*Exercise*: Word for word, copy all the data and drop the pictures.

*Material*:
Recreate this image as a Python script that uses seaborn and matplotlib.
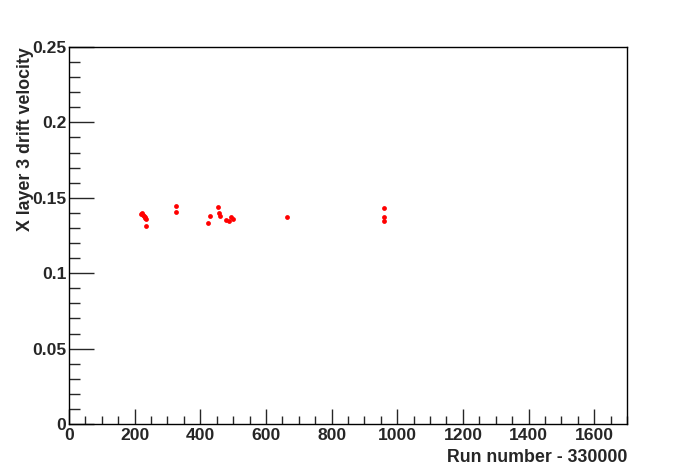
import numpy as np
import pandas as pd
import seaborn as sns
import matplotlib.pyplot as plt
from matplotlib.ticker import MultipleLocator

# run number offset from 330000, drift velocity for X layer 3
runs = [219, 222, 225, 229, 232, 235, 233, 235, 326, 326,
        430, 424, 454, 457, 460, 478, 488, 494, 500, 664,
        960, 960, 960]
velocity = [0.1393, 0.1399, 0.1386, 0.1379, 0.1373, 0.1359, 0.1365, 0.1313, 0.1446, 0.1406,
            0.1379, 0.1333, 0.1439, 0.1399, 0.1379, 0.1353, 0.1346, 0.1373, 0.1359, 0.1373,
            0.1432, 0.1373, 0.1346]

df = pd.DataFrame({'run': runs, 'v': velocity})

sns.set_style("white")
plt.rcParams['font.family'] = ['Liberation Sans', 'DejaVu Sans']
plt.rcParams['font.weight'] = 'bold'

fig = plt.figure(figsize=(6.96, 4.72), dpi=100)
ax = fig.add_axes([0.0991, 0.1017, 0.8018, 0.7987])

sns.scatterplot(data=df, x='run', y='v', ax=ax, color='red', marker='o',
                s=12, edgecolor='red', linewidth=0)

ax.set_xlim(0, 1700)
ax.set_ylim(0, 0.25)
ax.xaxis.set_major_locator(MultipleLocator(200))
ax.xaxis.set_minor_locator(MultipleLocator(50))
ax.yaxis.set_major_locator(MultipleLocator(0.05))
ax.yaxis.set_minor_locator(MultipleLocator(0.01))
ax.set_yticks([0, 0.05, 0.1, 0.15, 0.2, 0.25])
ax.set_yticklabels(['0', '0.05', '0.1', '0.15', '0.2', '0.25'])

ax.tick_params(axis='x', which='major', direction='in', length=11, width=1,
               labelsize=12.6, pad=3, top=False, bottom=True)
ax.tick_params(axis='x', which='minor', direction='in', length=6, width=1,
               top=False, bottom=True)
ax.tick_params(axis='y', which='major', direction='in', length=18, width=1,
               labelsize=12.6, pad=2, left=True, right=False)
ax.tick_params(axis='y', which='minor', direction='in', length=8, width=1,
               left=True, right=False)
for lab in ax.get_xticklabels() + ax.get_yticklabels():
    lab.set_fontweight('bold')

for sp in ax.spines.values():
    sp.set_color('black')
    sp.set_linewidth(1)

ax.set_xlabel('Run number - 330000', fontsize=12.8, fontweight='bold', loc='right', labelpad=4)
ax.set_ylabel('X layer 3 drift velocity', fontsize=12.8, fontweight='bold', loc='top')
ax.yaxis.set_label_coords(-0.063, 1.0)

fig.savefig('out.png', dpi=100)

*Task response*:
Recreate this image as a Python script that uses seaborn and matplotlib.
import numpy as np
import pandas as pd
import seaborn as sns
import matplotlib.pyplot as plt
from matplotlib.ticker import MultipleLocator

# run number offset from 330000, drift velocity for X layer 3
runs = [219, 222, 225, 229, 232, 235, 233, 235, 326, 326,
        430, 424, 454, 457, 460, 478, 488, 494, 500, 664,
        960, 960, 960]
velocity = [0.1393, 0.1399, 0.1386, 0.1379, 0.1373, 0.1359, 0.1365, 0.1313, 0.1446, 0.1406,
            0.1379, 0.1333, 0.1439, 0.1399, 0.1379, 0.1353, 0.1346, 0.1373, 0.1359, 0.1373,
            0.1432, 0.1373, 0.1346]

df = pd.DataFrame({'run': runs, 'v': velocity})

sns.set_style("white")
plt.rcParams['font.family'] = ['Liberation Sans', 'DejaVu Sans']
plt.rcParams['font.weight'] = 'bold'

fig = plt.figure(figsize=(6.96, 4.72), dpi=100)
ax = fig.add_axes([0.0991, 0.1017, 0.8018, 0.7987])

sns.scatterplot(data=df, x='run', y='v', ax=ax, color='red', marker='o',
                s=12, edgecolor='red', linewidth=0)

ax.set_xlim(0, 1700)
ax.set_ylim(0, 0.25)
ax.xaxis.set_major_locator(MultipleLocator(200))
ax.xaxis.set_minor_locator(MultipleLocator(50))
ax.yaxis.set_major_locator(MultipleLocator(0.05))
ax.yaxis.set_minor_locator(MultipleLocator(0.01))
ax.set_yticks([0, 0.05, 0.1, 0.15, 0.2, 0.25])
ax.set_yticklabels(['0', '0.05', '0.1', '0.15', '0.2', '0.25'])

ax.tick_params(axis='x', which='major', direction='in', length=11, width=1,
               labelsize=12.6, pad=3, top=False, bottom=True)
ax.tick_params(axis='x', which='minor', direction='in', length=6, width=1,
               top=False, bottom=True)
ax.tick_params(axis='y', which='major', direction='in', length=18, width=1,
               labelsize=12.6, pad=2, left=True, right=False)
ax.tick_params(axis='y', which='minor', direction='in', length=8, width=1,
               left=True, right=False)
for lab in ax.get_xticklabels() + ax.get_yticklabels():
    lab.set_fontweight('bold')

for sp in ax.spines.values():
    sp.set_color('black')
    sp.set_linewidth(1)

ax.set_xlabel('Run number - 330000', fontsize=12.8, fontweight='bold', loc='right', labelpad=4)
ax.set_ylabel('X layer 3 drift velocity', fontsize=12.8, fontweight='bold', loc='top')
ax.yaxis.set_label_coords(-0.063, 1.0)

fig.savefig('out.png', dpi=100)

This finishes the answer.